• What you are asked to do
From the very first line of the data to the line containing "(p3) at (578,54);", retype everything exactly, leaving the pictures behind.
══ Data extract ══
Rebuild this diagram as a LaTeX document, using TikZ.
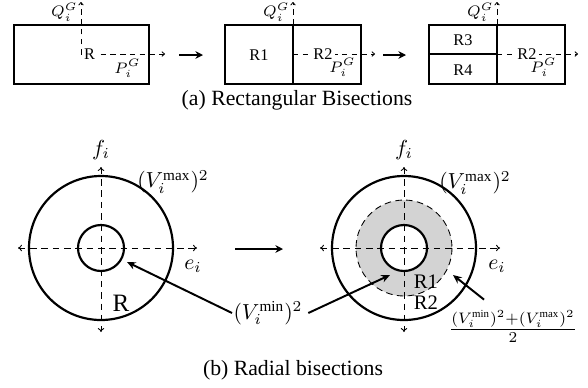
\documentclass[tikz,border=0pt]{standalone}
\usepackage{fontspec}
\setmainfont{Liberation Serif}
\usetikzlibrary{arrows.meta, calc}
\definecolor{bisgray}{HTML}{D3D3D3}
\tikzset{
  regbox/.style={draw=black, line width=0.6pt},
  regdiv/.style={draw=black, line width=0.6pt},
  ring/.style={draw=black, line width=1pt},
  midring/.style={draw=black, dashed, line width=0.4pt, dash pattern=on 3pt off 2pt, fill=bisgray},
  topaxis/.style={dashed, line width=0.4pt, dash pattern=on 2.5pt off 2pt, -{To[length=1.6pt, width=2.4pt]}},
  botaxis/.style={dashed, line width=0.4pt, dash pattern=on 3pt off 2.2pt, {To[length=1.8pt, width=3pt]}-{To[length=1.8pt, width=3pt]}},
  steparrow/.style={-{Stealth[length=3.5pt, width=3.5pt]}, line width=0.9pt},
  pointer/.style={-{Stealth[length=4pt, width=3.5pt]}, line width=0.9pt},
  toplabel/.style={font=\fontsize{7.5}{9}\selectfont, inner sep=0.5pt},
  regname/.style={toplabel, fill=white, inner sep=1pt},
  botlabel/.style={font=\fontsize{10}{12}\selectfont, inner sep=0.5pt},
  caption/.style={font=\fontsize{10}{12}\selectfont}
}

\begin{document}
\begin{tikzpicture}[x=0.46pt, y=-0.46pt]
  \useasboundingbox (0,0) rectangle (588,387);

  % (a) rectangular bisections
  \coordinate (o1) at (81,54);
  \coordinate (o2) at (293,54);
  \coordinate (o3) at (497,54);
  \coordinate (q1) at (81,2);
  \coordinate (q2) at (293,2);
  \coordinate (q3) at (497,2);
  \coordinate (p1) at (165,54);
  \coordinate (p2) at (375,54);
  \coordinate (p3) at (578,54);

  \draw[topaxis] (o1) -- (q1);
  \draw[topaxis] (o1) -- (p1);
  \draw[topaxis] (o2) -- (q2);
  \draw[topaxis] (o2) -- (p2);
  \draw[topaxis] (o3) -- (q3);
  \draw[topaxis] (o3) -- (p3);

  \draw[regbox] (14,25) rectangle (149,84);
  \draw[regbox] (225,25) rectangle (361,84);
  \draw[regdiv] (293,25) -- (293,84);
  \draw[regbox] (429,25) rectangle (565,84);
  \draw[regdiv] (497,25) -- (497,84);
  \draw[regdiv] (429,54) -- (497,54);

  \node[regname, anchor=west] (r) at (81.5,54) {R};
  \node[toplabel] (r1) at (259,55) {R1};
  \node[regname] (r2a) at (323,54) {R2};
  \node[toplabel] (r3) at (463,40) {R3};
  \node[toplabel] (r4) at (463,70) {R4};
  \node[regname] (r2b) at (527,54) {R2};

  \node[toplabel, anchor=east] (ql1) at (79,12) {$Q_i^G$};
  \node[toplabel, anchor=east] (ql2) at (291,12) {$Q_i^G$};
  \node[toplabel, anchor=east] (ql3) at (495,12) {$Q_i^G$};
  \node[toplabel, anchor=north east] (pl1) at (142,58) {$P_i^G$};
  \node[toplabel, anchor=north east] (pl2) at (357,57) {$P_i^G$};
  \node[toplabel, anchor=north east] (pl3) at (558,57) {$P_i^G$};

  \coordinate (s1) at (179,55);
  \coordinate (t1) at (203,55);
  \coordinate (s2) at (383,55);
  \coordinate (t2) at (406,55);
  \draw[steparrow] (s1) -- (t1);
  \draw[steparrow] (s2) -- (t2);

  \node[caption] (capa) at (297,100) {(a) Rectangular Bisections};

  % (b) radial bisections
  \coordinate (c1) at (101,248);
  \coordinate (c2) at (404,248);

  \draw[ring] (c1) circle[radius=72];
  \draw[ring] (c1) circle[radius=23];
  \fill[white] (c2) circle[radius=72];
  \draw[midring] (c2) circle[radius=48];
  \fill[white] (c2) circle[radius=23];
  \draw[ring] (c2) circle[radius=72];
  \draw[ring] (c2) circle[radius=23];

  \coordinate (h1a) at (18,248);
  \coordinate (h1b) at (197,248);
  \coordinate (v1a) at (101,167);
  \coordinate (v1b) at (101,332);
  \coordinate (h2a) at (320,248);
  \coordinate (h2b) at (500,248);
  \coordinate (v2a) at (404,167);
  \coordinate (v2b) at (404,332);
  \draw[botaxis] (h1a) -- (h1b);
  \draw[botaxis] (v1a) -- (v1b);
  \draw[botaxis] (h2a) -- (h2b);
  \draw[botaxis] (v2a) -- (v2b);

  \node[botlabel] (f1) at (101,150) {$f_i$};
  \node[botlabel] (e1) at (193,266) {$e_i$};
  \node[botlabel] (vmax1) at (173,182) {$(V_i^{\max})^2$};
  \node[font=\fontsize{11.5}{13}\selectfont] (rr) at (121,303) {R};

  \node[botlabel] (f2) at (404,150) {$f_i$};
  \node[botlabel] (e2) at (497,266) {$e_i$};
  \node[botlabel] (vmax2) at (475,183) {$(V_i^{\max})^2$};
  \node[font=\fontsize{9.5}{11}\selectfont, inner sep=0.5pt] (rr1) at (426,282) {R1};
  \node[font=\fontsize{9.5}{11}\selectfont, inner sep=0.5pt] (rr2) at (426,303) {R2};

  \node[botlabel] (vmin) at (268,313) {$(V_i^{\min})^2$};
  \node[botlabel] (vmid) at (513,326) {$\frac{(V_i^{\min})^2+(V_i^{\max})^2}{2}$};
  \coordinate (m1) at (127,262);
  \coordinate (m2) at (390,275);
  \coordinate (m3) at (453,275);
  \draw[pointer] (vmin.west) -- (m1);
  \draw[pointer] ([xshift=2pt]vmin.east) -- (m2);
  \draw[pointer] ($(vmid.north west)!0.28!(vmid.north east)+(0,4pt)$) -- (m3);

  \coordinate (s3) at (235,249);
  \coordinate (t3) at (283,249);
  \draw[steparrow] (s3) -- (t3);

  \node[caption] (capb) at (293,370) {(b) Radial bisections};
\end{tikzpicture}
\end{document}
═══
• Reply to the exercise
Rebuild this diagram as a LaTeX document, using TikZ.
\documentclass[tikz,border=0pt]{standalone}
\usepackage{fontspec}
\setmainfont{Liberation Serif}
\usetikzlibrary{arrows.meta, calc}
\definecolor{bisgray}{HTML}{D3D3D3}
\tikzset{
  regbox/.style={draw=black, line width=0.6pt},
  regdiv/.style={draw=black, line width=0.6pt},
  ring/.style={draw=black, line width=1pt},
  midring/.style={draw=black, dashed, line width=0.4pt, dash pattern=on 3pt off 2pt, fill=bisgray},
  topaxis/.style={dashed, line width=0.4pt, dash pattern=on 2.5pt off 2pt, -{To[length=1.6pt, width=2.4pt]}},
  botaxis/.style={dashed, line width=0.4pt, dash pattern=on 3pt off 2.2pt, {To[length=1.8pt, width=3pt]}-{To[length=1.8pt, width=3pt]}},
  steparrow/.style={-{Stealth[length=3.5pt, width=3.5pt]}, line width=0.9pt},
  pointer/.style={-{Stealth[length=4pt, width=3.5pt]}, line width=0.9pt},
  toplabel/.style={font=\fontsize{7.5}{9}\selectfont, inner sep=0.5pt},
  regname/.style={toplabel, fill=white, inner sep=1pt},
  botlabel/.style={font=\fontsize{10}{12}\selectfont, inner sep=0.5pt},
  caption/.style={font=\fontsize{10}{12}\selectfont}
}

\begin{document}
\begin{tikzpicture}[x=0.46pt, y=-0.46pt]
  \useasboundingbox (0,0) rectangle (588,387);

  % (a) rectangular bisections
  \coordinate (o1) at (81,54);
  \coordinate (o2) at (293,54);
  \coordinate (o3) at (497,54);
  \coordinate (q1) at (81,2);
  \coordinate (q2) at (293,2);
  \coordinate (q3) at (497,2);
  \coordinate (p1) at (165,54);
  \coordinate (p2) at (375,54);
  \coordinate (p3) at (578,54);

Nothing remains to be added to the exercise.